The error's occuring in the gls calls in myou and corMatrins2: you have to pass in W as a column in dat because gls is looking for it there (when you put weights = ~W as a formula like that it looks for dat$W and can't find it).
Just change data=dat to data=cbind(dat,W=W) in both functions.
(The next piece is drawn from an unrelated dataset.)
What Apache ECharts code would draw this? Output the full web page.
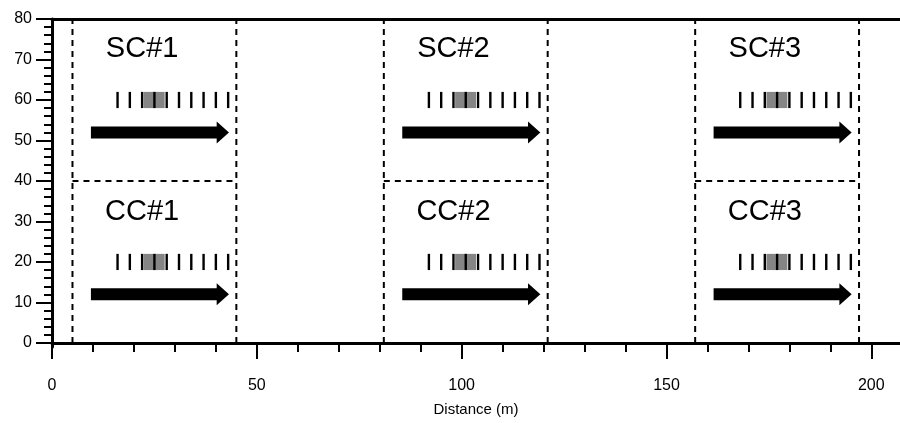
<!DOCTYPE html>
<html><head><meta charset="utf-8">
<script src="https://cdn.jsdelivr.net/npm/echarts@6/dist/echarts.min.js"></script>
<style>html,body{margin:0;padding:0;background:#fff}#c{width:900px;height:423px}</style>
</head><body><div id="c"></div>
<script>
// ---- data ----
const boxLeft = [5, 81, 157];
const boxRight = [45, 121, 197];
const boxBottom = 0, boxTop = 80, boxSplit = 40;
const topLabels = ['SC#1', 'SC#2', 'SC#3'];
const bottomLabels = ['CC#1', 'CC#2', 'CC#3'];
const labelX = [22, 98, 174];
const topLabelY = 72.5, bottomLabelY = 32.3;
const sensorTicks = [
  [16, 19, 22, 25, 28, 31, 34, 37, 40, 43],
  [92, 95, 98, 101, 104, 107, 110, 113, 116, 119],
  [168, 171, 174, 177, 180, 183, 186, 189, 192, 195]
];
const greyStart = [22.4, 98.4, 174.4];
const greyEnd = [27.5, 103.5, 179.5];
const sensorRowY = [60, 20];
const sensorLow = [58, 18], sensorHigh = [62, 22];
const arrowStart = [9.5, 85.5, 161.5];
const arrowHeadStart = [40.2, 116.2, 192.2];
const arrowTip = [43.2, 119.2, 195.2];
const arrowY = [52, 12];
const xTicks = [0, 50, 100, 150, 200];
const xMinor = [10, 20, 30, 40, 60, 70, 80, 90, 110, 120, 130, 140, 160, 170, 180, 190];
const yTicks = [0, 10, 20, 30, 40, 50, 60, 70, 80];
const yMinor = [2, 4, 6, 8, 12, 14, 16, 18, 22, 24, 26, 28, 32, 34, 36, 38, 42, 44, 46, 48,
  52, 54, 56, 58, 62, 64, 66, 68, 72, 74, 76, 78];

// ---- build series data ----
const dashData = [];
boxLeft.forEach((l, i) => {
  const r = boxRight[i];
  dashData.push([l, boxBottom, l, boxTop]);
  dashData.push([r, boxBottom, r, boxTop]);
  dashData.push([l, boxSplit, r, boxSplit]);
});
const textData = [];
boxLeft.forEach((l, i) => {
  textData.push([labelX[i], topLabelY, topLabels[i]]);
  textData.push([labelX[i], bottomLabelY, bottomLabels[i]]);
});
const greyData = [];
const tickData = [];
sensorRowY.forEach((y, r) => {
  boxLeft.forEach((l, i) => {
    greyData.push([greyStart[i], sensorLow[r], greyEnd[i], sensorHigh[r]]);
    sensorTicks[i].forEach(t => tickData.push([t, sensorLow[r], t, sensorHigh[r]]));
  });
});
const arrowData = [];
arrowY.forEach(y => {
  boxLeft.forEach((l, i) => arrowData.push([arrowStart[i], arrowHeadStart[i], arrowTip[i], y]));
});

const FONT = '"Liberation Sans", Arial, Helvetica, sans-serif';
const chart = echarts.init(document.getElementById('c'), null, {renderer: 'canvas'});

function segItem(dash, width) {
  return function (params, api) {
    const a = api.coord([api.value(0), api.value(1)]);
    const b = api.coord([api.value(2), api.value(3)]);
    return {type: 'line', shape: {x1: a[0], y1: a[1], x2: b[0], y2: b[1]},
      style: {stroke: '#000', lineWidth: width, lineDash: dash}};
  };
}

chart.setOption({
  animation: false,
  backgroundColor: '#fff',
  grid: {left: 52, right: 0, top: 19, bottom: 76, containLabel: false},
  xAxis: [
    {type: 'value', min: 0, max: 207, position: 'bottom',
      axisLine: {show: true, lineStyle: {color: '#000', width: 3}},
      axisTick: {show: true, customValues: xTicks, length: 16, lineStyle: {color: '#000', width: 2}},
      axisLabel: {customValues: xTicks, margin: 31, fontSize: 16, color: '#000', fontFamily: FONT},
      splitLine: {show: false},
      name: 'Distance (m)', nameLocation: 'middle', nameGap: 55,
      nameTextStyle: {fontSize: 15, color: '#000', fontFamily: FONT}},
    {type: 'value', min: 0, max: 207, position: 'bottom', offset: 0,
      axisLine: {show: false},
      axisTick: {show: true, customValues: xMinor, length: 9, lineStyle: {color: '#000', width: 2}},
      axisLabel: {show: false}, splitLine: {show: false}},
    {type: 'value', min: 0, max: 207, position: 'top', offset: 0,
      axisLine: {show: true, lineStyle: {color: '#000', width: 3}},
      axisTick: {show: false}, axisLabel: {show: false}, splitLine: {show: false}}
  ],
  yAxis: [
    {type: 'value', min: -1, max: 80, position: 'left',
      axisLine: {show: true, lineStyle: {color: '#000', width: 3}},
      axisTick: {show: true, customValues: yTicks, length: 16, lineStyle: {color: '#000', width: 2}},
      axisLabel: {customValues: yTicks, margin: 20, fontSize: 16, color: '#000', fontFamily: FONT},
      splitLine: {show: false}},
    {type: 'value', min: -1, max: 80, position: 'left', offset: 0,
      axisLine: {show: false},
      axisTick: {show: true, customValues: yMinor, length: 8, lineStyle: {color: '#000', width: 2}},
      axisLabel: {show: false}, splitLine: {show: false}}
  ],
  series: [
    {type: 'custom', name: 'boxes', xAxisIndex: 0, yAxisIndex: 0, data: dashData,
      renderItem: segItem([6, 5], 2)},
    {type: 'custom', name: 'grey', xAxisIndex: 0, yAxisIndex: 0, data: greyData,
      renderItem: function (params, api) {
        const a = api.coord([api.value(0), api.value(3)]);
        const b = api.coord([api.value(2), api.value(1)]);
        return {type: 'rect', shape: {x: a[0], y: a[1], width: b[0] - a[0], height: b[1] - a[1]},
          style: {fill: '#858585'}};
      }},
    {type: 'custom', name: 'sensors', xAxisIndex: 0, yAxisIndex: 0, data: tickData,
      renderItem: segItem(null, 2.4)},
    {type: 'custom', name: 'arrows', xAxisIndex: 0, yAxisIndex: 0, data: arrowData,
      renderItem: function (params, api) {
        const y = api.value(3);
        const p0 = api.coord([api.value(0), y]);
        const ph = api.coord([api.value(1), y]);
        const pt = api.coord([api.value(2), y]);
        const s = 6, h = 11;
        const cy = p0[1];
        return {type: 'polygon', shape: {points: [
          [p0[0], cy - s], [ph[0], cy - s], [ph[0], cy - h], [pt[0], cy],
          [ph[0], cy + h], [ph[0], cy + s], [p0[0], cy + s]]},
          style: {fill: '#000'}};
      }},
    {type: 'custom', name: 'labels', xAxisIndex: 0, yAxisIndex: 0, data: textData,
      dimensions: ['x', 'y', {name: 'text', type: 'ordinal'}],
      renderItem: function (params, api) {
        const p = api.coord([api.value(0), api.value(1)]);
        return {type: 'text', x: p[0], y: p[1],
          style: {text: textData[params.dataIndex][2], fill: '#000', fontSize: 29, fontFamily: FONT,
            align: 'center', verticalAlign: 'middle'}};
      }}
  ]
});
</script></body></html>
The example is not reproducible for me, as lowerB and upperB are not defined, however, perhaps the following will work for you, cbinding dat with W:
myou <- function(alpha, datax, datay, tree){
data.frame(datax[tree$tip.label,],datay[tree$tip.label,],row.names=tree$tip.label)->dat
colnames(dat)<-c("Trait1","Trait2")
W<-diag(vcv.phylo(tree)) # Weights
### cbind W to dat
dat <- cbind(dat, W = W)
fm <- gls(Trait1 ~ Trait2, data=dat, correlation = corMartins(alpha, tree, fixed = TRUE),weights = ~ W,method = "REML")
return(as.numeric(fm$logLik))
}
corMartins2<-function(datax, datay, tree){
data.frame(datax[tree$tip.label,],datay[tree$tip.label,],row.names=tree$tip.label)->dat
colnames(dat)<-c("Trait1","Trait2")
result <- optimize(f = myou, interval = c(lowerB, upperB), datax=datax,datay=datay, tree = tree, maximum = TRUE)
W<-diag(vcv.phylo(tree)) # Weights
### cbind W to dat
dat <- cbind(dat, W = W)
fm <- gls(Trait1 ~ Trait2, data = dat, correlation = corMartins(result$maximum, tree, fixed =T),weights = ~ W,method = "REML")
list(fm, result$maximum)}
#test
require(phytools)
simtree<-rcoal(50)
as.data.frame(fastBM(simtree))->dat1
as.data.frame(fastBM(simtree))->dat2
corMartins2(dat1,dat2,tree=simtree)